* Extracted records
-=-=-=-=-
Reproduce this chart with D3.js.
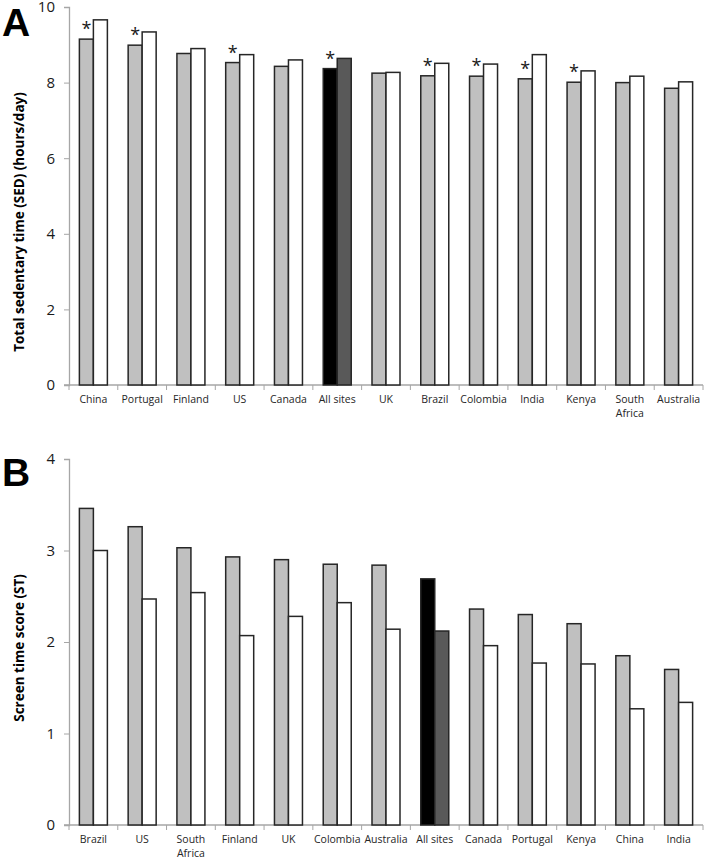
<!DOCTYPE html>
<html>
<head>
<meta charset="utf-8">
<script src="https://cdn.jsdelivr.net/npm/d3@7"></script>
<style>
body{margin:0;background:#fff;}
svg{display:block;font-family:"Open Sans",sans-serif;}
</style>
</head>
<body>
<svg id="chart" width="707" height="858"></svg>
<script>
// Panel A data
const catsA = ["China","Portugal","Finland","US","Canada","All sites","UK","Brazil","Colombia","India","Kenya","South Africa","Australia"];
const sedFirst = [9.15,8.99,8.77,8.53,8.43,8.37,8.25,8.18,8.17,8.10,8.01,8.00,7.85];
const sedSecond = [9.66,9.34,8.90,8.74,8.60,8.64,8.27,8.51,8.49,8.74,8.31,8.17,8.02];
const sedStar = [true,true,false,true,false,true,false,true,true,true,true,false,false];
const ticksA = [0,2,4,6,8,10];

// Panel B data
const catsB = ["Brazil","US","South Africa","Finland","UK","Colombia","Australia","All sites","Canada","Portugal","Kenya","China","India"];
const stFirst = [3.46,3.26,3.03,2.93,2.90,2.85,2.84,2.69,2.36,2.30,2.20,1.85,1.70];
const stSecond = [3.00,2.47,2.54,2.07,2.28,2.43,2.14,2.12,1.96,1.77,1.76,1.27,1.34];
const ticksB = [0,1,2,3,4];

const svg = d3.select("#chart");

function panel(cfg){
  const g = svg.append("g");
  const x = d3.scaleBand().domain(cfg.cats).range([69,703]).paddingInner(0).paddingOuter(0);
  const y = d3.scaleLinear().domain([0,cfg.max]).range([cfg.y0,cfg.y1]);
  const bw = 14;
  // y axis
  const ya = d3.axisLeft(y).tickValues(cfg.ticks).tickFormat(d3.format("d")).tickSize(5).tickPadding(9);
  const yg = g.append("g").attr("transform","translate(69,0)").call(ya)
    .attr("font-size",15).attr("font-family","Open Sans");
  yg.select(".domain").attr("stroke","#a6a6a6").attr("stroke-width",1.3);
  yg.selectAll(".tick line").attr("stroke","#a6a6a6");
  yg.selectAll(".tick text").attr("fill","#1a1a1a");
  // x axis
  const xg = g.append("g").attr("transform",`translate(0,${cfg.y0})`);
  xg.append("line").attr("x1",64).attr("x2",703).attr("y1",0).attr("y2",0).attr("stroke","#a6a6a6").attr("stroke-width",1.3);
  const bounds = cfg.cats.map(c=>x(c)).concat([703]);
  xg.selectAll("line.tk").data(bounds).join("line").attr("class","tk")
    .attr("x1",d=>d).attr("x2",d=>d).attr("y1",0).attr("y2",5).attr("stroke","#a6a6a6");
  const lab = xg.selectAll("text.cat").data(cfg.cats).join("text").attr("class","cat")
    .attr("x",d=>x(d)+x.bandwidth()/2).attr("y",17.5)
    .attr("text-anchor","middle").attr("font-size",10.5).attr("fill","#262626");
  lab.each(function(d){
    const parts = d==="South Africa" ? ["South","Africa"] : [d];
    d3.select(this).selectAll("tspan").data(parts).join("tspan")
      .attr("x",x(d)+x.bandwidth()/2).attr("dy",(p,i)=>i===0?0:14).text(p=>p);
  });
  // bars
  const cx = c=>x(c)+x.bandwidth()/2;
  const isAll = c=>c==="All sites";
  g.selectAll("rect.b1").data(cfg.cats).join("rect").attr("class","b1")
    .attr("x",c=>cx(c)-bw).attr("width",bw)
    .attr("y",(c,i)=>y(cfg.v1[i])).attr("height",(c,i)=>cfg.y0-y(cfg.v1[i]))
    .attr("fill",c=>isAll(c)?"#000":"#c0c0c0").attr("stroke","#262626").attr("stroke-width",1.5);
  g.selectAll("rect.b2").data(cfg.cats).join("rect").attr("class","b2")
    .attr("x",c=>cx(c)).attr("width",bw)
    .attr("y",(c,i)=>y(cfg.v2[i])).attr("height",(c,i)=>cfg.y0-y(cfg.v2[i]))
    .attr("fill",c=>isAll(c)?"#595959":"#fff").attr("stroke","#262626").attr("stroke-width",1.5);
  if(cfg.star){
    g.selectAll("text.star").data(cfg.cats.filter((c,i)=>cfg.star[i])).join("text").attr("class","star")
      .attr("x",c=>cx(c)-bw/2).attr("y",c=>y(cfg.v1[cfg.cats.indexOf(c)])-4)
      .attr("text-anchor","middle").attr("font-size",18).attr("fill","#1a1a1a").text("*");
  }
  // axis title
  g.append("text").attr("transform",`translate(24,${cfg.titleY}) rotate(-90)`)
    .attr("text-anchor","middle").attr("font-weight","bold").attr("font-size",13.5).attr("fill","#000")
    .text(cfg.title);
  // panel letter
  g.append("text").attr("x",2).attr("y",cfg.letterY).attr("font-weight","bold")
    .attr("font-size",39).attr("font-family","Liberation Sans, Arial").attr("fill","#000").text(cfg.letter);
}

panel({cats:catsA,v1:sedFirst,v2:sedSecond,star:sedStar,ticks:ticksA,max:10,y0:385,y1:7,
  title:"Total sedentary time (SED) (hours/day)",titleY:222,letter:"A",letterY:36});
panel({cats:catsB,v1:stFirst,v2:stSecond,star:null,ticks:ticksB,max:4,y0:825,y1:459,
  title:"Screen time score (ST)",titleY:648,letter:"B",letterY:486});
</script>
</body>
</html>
-=-=-=-=-
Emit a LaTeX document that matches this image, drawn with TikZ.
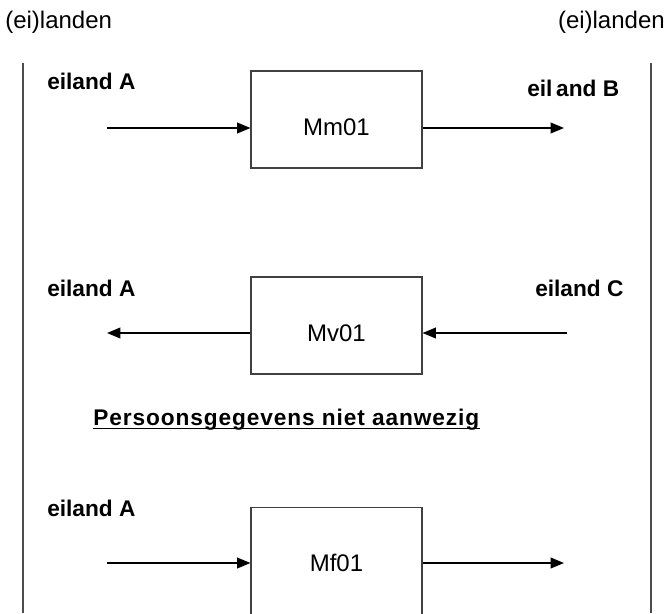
-=-=-=-=-
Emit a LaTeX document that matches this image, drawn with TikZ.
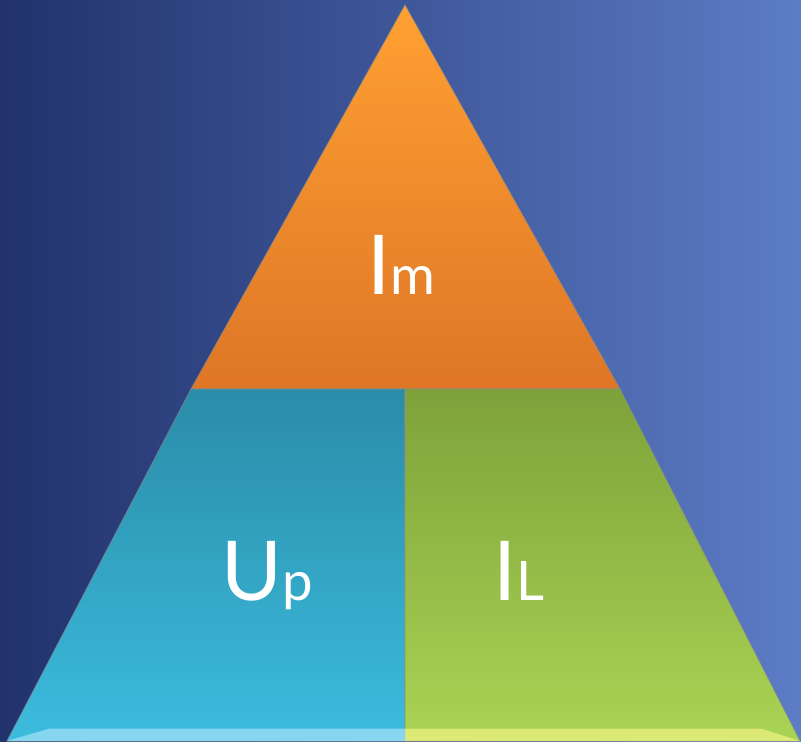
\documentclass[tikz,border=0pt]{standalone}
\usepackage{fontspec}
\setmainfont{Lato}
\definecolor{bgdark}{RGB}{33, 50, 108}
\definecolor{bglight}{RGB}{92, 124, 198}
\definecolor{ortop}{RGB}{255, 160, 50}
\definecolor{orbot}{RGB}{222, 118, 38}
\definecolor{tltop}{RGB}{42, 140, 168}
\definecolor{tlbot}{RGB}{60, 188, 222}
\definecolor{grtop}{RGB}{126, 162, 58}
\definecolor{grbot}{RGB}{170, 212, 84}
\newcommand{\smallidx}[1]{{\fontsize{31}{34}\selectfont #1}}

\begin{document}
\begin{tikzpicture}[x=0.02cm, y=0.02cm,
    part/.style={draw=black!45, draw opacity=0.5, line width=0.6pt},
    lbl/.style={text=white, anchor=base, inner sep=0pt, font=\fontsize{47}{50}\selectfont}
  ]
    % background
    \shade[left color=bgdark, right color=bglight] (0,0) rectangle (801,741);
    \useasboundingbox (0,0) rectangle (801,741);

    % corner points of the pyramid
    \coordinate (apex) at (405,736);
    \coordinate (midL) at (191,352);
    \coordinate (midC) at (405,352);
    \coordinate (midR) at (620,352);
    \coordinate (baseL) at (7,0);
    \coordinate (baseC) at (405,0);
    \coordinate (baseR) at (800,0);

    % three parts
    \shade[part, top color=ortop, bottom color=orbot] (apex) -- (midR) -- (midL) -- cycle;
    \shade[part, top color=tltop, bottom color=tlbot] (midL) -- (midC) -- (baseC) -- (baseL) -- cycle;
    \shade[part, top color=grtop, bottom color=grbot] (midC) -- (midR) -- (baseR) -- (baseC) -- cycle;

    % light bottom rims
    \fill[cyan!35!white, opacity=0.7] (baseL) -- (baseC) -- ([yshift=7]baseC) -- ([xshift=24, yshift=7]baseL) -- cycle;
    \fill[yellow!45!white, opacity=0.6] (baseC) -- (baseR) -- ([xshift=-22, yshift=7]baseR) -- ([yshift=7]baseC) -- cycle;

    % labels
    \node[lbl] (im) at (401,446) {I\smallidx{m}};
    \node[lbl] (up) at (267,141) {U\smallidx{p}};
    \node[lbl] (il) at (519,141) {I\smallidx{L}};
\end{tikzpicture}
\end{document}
-=-=-=-=-
* Written problem
Between the line with "Reproduce this chart with D3.js." and the line with "const ticksA = [0,2,4,6,8,10];", ends included, lies the span to copy exactly; copy nothing else and leave out the pictures.

* Exercise response
Reproduce this chart with D3.js.
<!DOCTYPE html>
<html>
<head>
<meta charset="utf-8">
<script src="https://cdn.jsdelivr.net/npm/d3@7"></script>
<style>
body{margin:0;background:#fff;}
svg{display:block;font-family:"Open Sans",sans-serif;}
</style>
</head>
<body>
<svg id="chart" width="707" height="858"></svg>
<script>
// Panel A data
const catsA = ["China","Portugal","Finland","US","Canada","All sites","UK","Brazil","Colombia","India","Kenya","South Africa","Australia"];
const sedFirst = [9.15,8.99,8.77,8.53,8.43,8.37,8.25,8.18,8.17,8.10,8.01,8.00,7.85];
const sedSecond = [9.66,9.34,8.90,8.74,8.60,8.64,8.27,8.51,8.49,8.74,8.31,8.17,8.02];
const sedStar = [true,true,false,true,false,true,false,true,true,true,true,false,false];
const ticksA = [0,2,4,6,8,10];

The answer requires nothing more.